裁判例結果詳細
最高裁判所判例集
- 事件番号
平成22(行ヒ)52
- 事件名
不当労働行為再審査棄却命令取消請求事件
- 裁判年月日
平成24年2月23日
- 法廷名
最高裁判所第一小法廷
- 裁判種別
判決
- 結果
破棄自判
- 判例集等巻・号・頁
集民 第240号69頁
- 原審裁判所名
東京高等裁判所
- 原審事件番号
平成20(行コ)150
- 原審裁判年月日
平成21年9月30日
- 判示事項
旅客鉄道事業等を営む会社である使用者が労働者を運転士に発令しなかったことが,労働組合法7条1号本文にいう不利益な取扱い又は同条3号の支配介入に当たらないとされた事例
- 裁判要旨
旅客鉄道事業等を営む会社である使用者が,運転士の経験のない者に対する運転士発令につき車掌職の経験をほぼ必要不可欠な条件とする運用を始めるに当たり,既に運転士の資格を有しているが運転士への発令を留保され車掌職の経験もない未発令の労働者のうち,希望者の中から選考した者に対し車掌となるための教育を行うこととした場合において,A労働組合所属の希望者11名からは3名を除いて上記教育の対象者に選ばず運転士に発令しなかったこと及びその後は上記教育を行わずA労働組合所属の上記の未発令者からは1名を除いて運転士に発令しなかったことは,同じ選考手続においてB労働組合所属の希望者9名の全員が上記教育の対象者として選ばれており,A労働組合がストライキを含む反対闘争を行っている中で使用者の幹部が反対派の労働組合への敵対的な姿勢を示す発言をしていたとしても,次の(1),(2)など判示の事情の下では,労働組合法7条1号本文にいう不利益な取扱い又は同条3号の支配介入に当たらない。
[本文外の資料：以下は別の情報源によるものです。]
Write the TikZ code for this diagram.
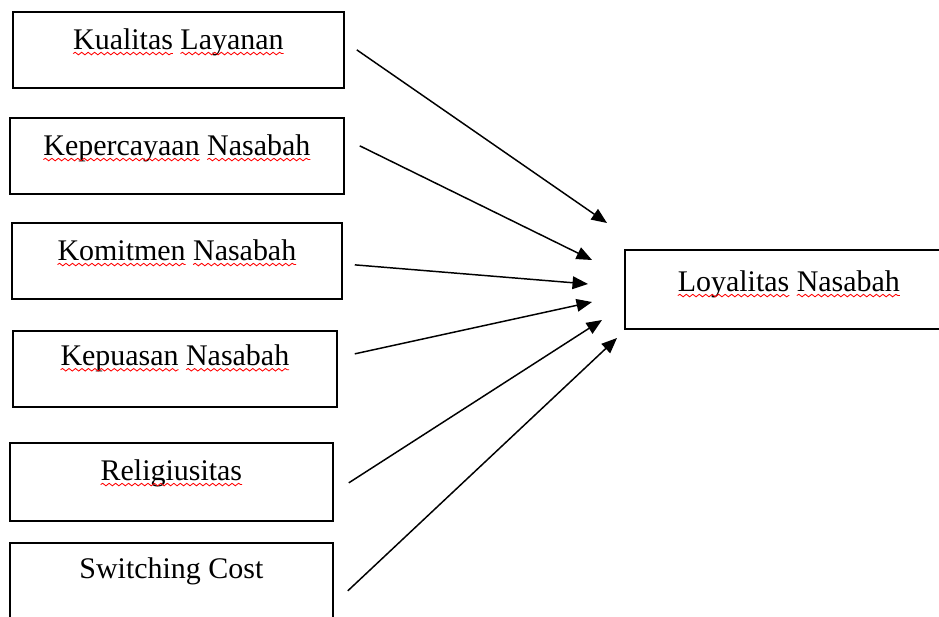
\documentclass[tikz,border=0pt]{standalone}
\usepackage{fontspec}
\setmainfont{Liberation Serif}
\usepackage{tikz}
\usetikzlibrary{arrows.meta}
\usetikzlibrary{decorations.pathmorphing}

\newsavebox\wavebox
\newcommand\salah[1]{\sbox\wavebox{#1}\usebox\wavebox\tikz[overlay,baseline=0pt]\draw[red,line width=.6pt,decorate,decoration={snake,amplitude=.9pt,segment length=4.6pt}] (-\wd\wavebox,-3.2pt) -- (0,-3.2pt);}

\tikzset{
  kotak/.style={draw,line width=1.2pt,anchor=north west,inner sep=0pt,
    text height=0.93cm,text depth=0.97cm,font=\fontsize{21.3}{25}\selectfont},
  panah/.style={-{Triangle[length=11pt,width=9pt]},line width=1.05pt}
}

\begin{document}
\begin{tikzpicture}[x=0.025cm,y=-0.025cm]
        \useasboundingbox (0,0) rectangle (939,617);

        \node[kotak,minimum width=8.275cm] (kualitas) at (12,11) {\salah{Kualitas} \salah{Layanan}};
        \node[kotak,minimum width=8.35cm] (kepercayaan) at (9,117) {\salah{Kepercayaan} \salah{Nasabah}};
        \node[kotak,minimum width=8.25cm] (komitmen) at (11,222) {\salah{Komitmen} \salah{Nasabah}};
        \node[kotak,minimum width=8.1cm,text height=0.86cm,text depth=1.04cm] (kepuasan) at (12,330) {\salah{Kepuasan} \salah{Nasabah}};
        \node[kotak,minimum width=8.075cm,text depth=1.02cm] (religi) at (9,442) {\salah{Religiusitas}};
        \node[kotak,minimum width=8.075cm,text height=0.88cm,text depth=1.12cm] (switching) at (9,542) {Switching Cost};

        \node[kotak,minimum width=8.2cm,text height=1.03cm,text depth=0.95cm] (loyalitas) at (624,249) {\salah{Loyalitas} \salah{Nasabah}};

        \coordinate (t1) at (607,223);
        \coordinate (t2) at (592,260);
        \coordinate (t3) at (588,284);
        \coordinate (t4) at (592,302);
        \coordinate (t5) at (602,320);
        \coordinate (t6) at (617,338);

        \draw[panah] ([shift={(12,0)}]kualitas.east) -- (t1);
        \draw[panah] ([shift={(15,-10)}]kepercayaan.east) -- (t2);
        \draw[panah] ([shift={(12,4)}]komitmen.east) -- (t3);
        \draw[panah] ([shift={(17,-15)}]kepuasan.east) -- (t4);
        \draw[panah] ([shift={(15,1)}]religi.east) -- (t5);
        \draw[panah] ([shift={(14,8)}]switching.east) -- (t6);
    \end{tikzpicture}
\end{document}
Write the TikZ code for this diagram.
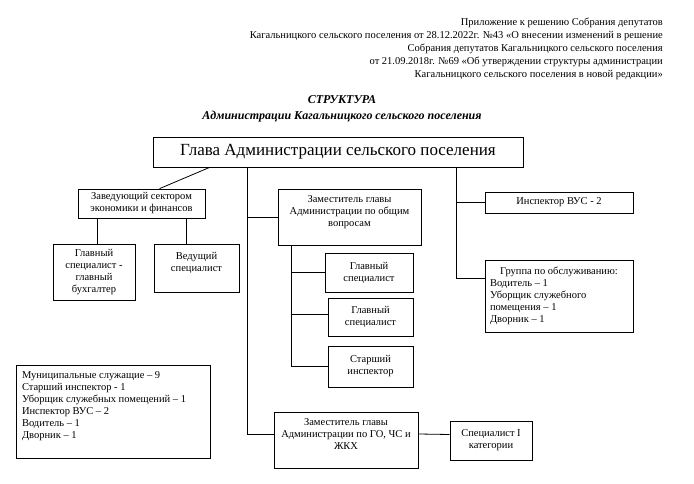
\documentclass[tikz,border=0pt]{standalone}
\usepackage{fontspec}
\setmainfont{Liberation Serif}
\usetikzlibrary{calc}

\begin{document}
\begin{tikzpicture}[x=1pt,y=-1pt]
\tikzstyle{every node}+=[inner sep=0pt]
\tikzstyle{box}=[draw, black, line width=0.8pt, align=center, font=\fontsize{10.5}{12}\selectfont]
\tikzstyle{list}=[box, align=flush left, inner xsep=5pt]
\tikzstyle{link}=[black, line width=0.8pt]
\useasboundingbox (0,0) rectangle (694,484);
\fill [white] (0,0) rectangle (694,484);
% header and title
\node (head) [anchor=north east, align=right, font=\fontsize{10.5}{13}\selectfont] at (663,18) {Приложение к решению Собрания депутатов\\Кагальницкого сельского поселения от 28.12.2022г. №43 «О внесении изменений в решение\\Собрания депутатов Кагальницкого сельского поселения\\от 21.09.2018г. №69 «Об утверждении структуры администрации\\Кагальницкого сельского поселения в новой редакции»};
\node (title) [align=center, font=\fontsize{12}{16}\bfseries\itshape] at (342,109) {СТРУКТУРА\\Администрации Кагальницкого сельского поселения};
% boxes
\node (glava) [box, minimum width=370, minimum height=30, font=\fontsize{17}{20}\selectfont] at (338,152) {Глава Администрации сельского поселения};
\node (zav) [box, minimum width=127, minimum height=29] at (141.5,203.5) {Заведующий сектором\\экономики и финансов};
\node (glbuh) [box, minimum width=82, minimum height=56] at (94,272) {Главный\\специалист -\\главный\\бухгалтер};
\node (ved) [box, minimum width=85, minimum height=48] at (196.5,268) {Ведущий\\специалист\\~};
\node (zamob) [box, minimum width=143, minimum height=56] at (349.5,217) {Заместитель главы\\Администрации по общим\\вопросам\\~};
\node (spec1) [box, minimum width=88, minimum height=39] at (369,272.5) {Главный\\специалист};
\node (spec2) [box, minimum width=85, minimum height=38] at (370.5,317) {Главный\\специалист};
\node (stinsp) [box, minimum width=85, minimum height=41] at (370.5,366.5) {Старший\\инспектор};
\node (zamgo) [box, minimum width=144, minimum height=56] at (346,440) {Заместитель главы\\Администрации по ГО, ЧС и\\ЖКХ\\~};
\node (speccat) [box, minimum width=82, minimum height=39] at (491,440.5) {Специалист I\\категории};
\node (vus) [box, minimum width=148, minimum height=21] at (559,202.5) {Инспектор ВУС - 2};
\node (group) [list, text width=138, minimum height=72] at (559,296) {\makebox[\linewidth]{Группа по обслуживанию:}\\Водитель – 1\\Уборщик служебного\\помещения – 1\\Дворник – 1};
\node (total) [list, inner xsep=6pt, text width=182, minimum height=93] at (113,411.5) {Муниципальные служащие – 9\\Старший инспектор - 1\\Уборщик служебных помещений – 1\\Инспектор ВУС – 2\\Водитель – 1\\Дворник – 1\\~};
% connectors
\coordinate (left) at ($(glava.south west)+(95,0)$);
\coordinate (right) at ($(glava.south west)+(304,0)$);
\draw [link] ($(glava.south west)+(57,0)$) -- ($(zav.north west)+(82,0)$);
\draw [link] (left) |- ($(zamgo.west)+(0,-6)$);
\draw [link] (zamob.west) -- (zamob.west -| left);
\draw [link] (right) |- ($(group.north west)+(0,19)$);
\draw [link] (vus.west) -- (vus.west -| right);
\draw [link] ($(zav.south west)+(20,0)$) -- (glbuh.north -| {$(zav.south west)+(20,0)$});
\draw [link] ($(zav.south west)+(109,0)$) -- (ved.north -| {$(zav.south west)+(109,0)$});
\coordinate (sub) at ($(zamob.south west)+(14,0)$);
\draw [link] (sub) |- (stinsp.west);
\draw [link] (spec1.west) -- (spec1.west -| sub);
\draw [link] ($(spec2.west)+(0,-3)$) -- ($(spec2.west -| sub)+(0,-3)$);
\draw [link] ($(zamgo.east)+(0,-6)$) -- ($(speccat.west)+(0,-6)$);
\end{tikzpicture}
\end{document}
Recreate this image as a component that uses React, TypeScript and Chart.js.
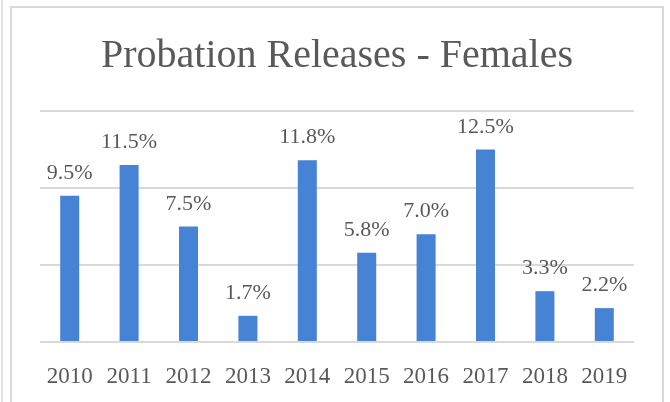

(1) 運転士への発令は昇進として位置付けられており,上記教育を希望したA労働組合所属の上記の未発令者11名の中でその対象者に選ばれなかった8名の能力や勤務成績等が,これに選ばれたB労働組合所属者と比較して劣るものでなかったという事情はうかがわれず,また,過去に運転士を経験していたA労働組合所属者23名が上記選考とほぼ同じ時期に運転士に発令されていた。
(2) 上記教育は当時の運転士の需給状況等を踏まえて実施されたものであり,それが行われなくなった後,上記教育を受けなかった上記の未発令者が原則として運転士に発令されなくなったことはA労働組合所属者と他の労働組合所属者との間で異なるものではなく,また,上記教育の対象者に選ばれなかったA労働組合所属者を対象として改めて同様の教育の機会を特に設けるべき需給状況の変化等の事情が生じていたともうかがわれない。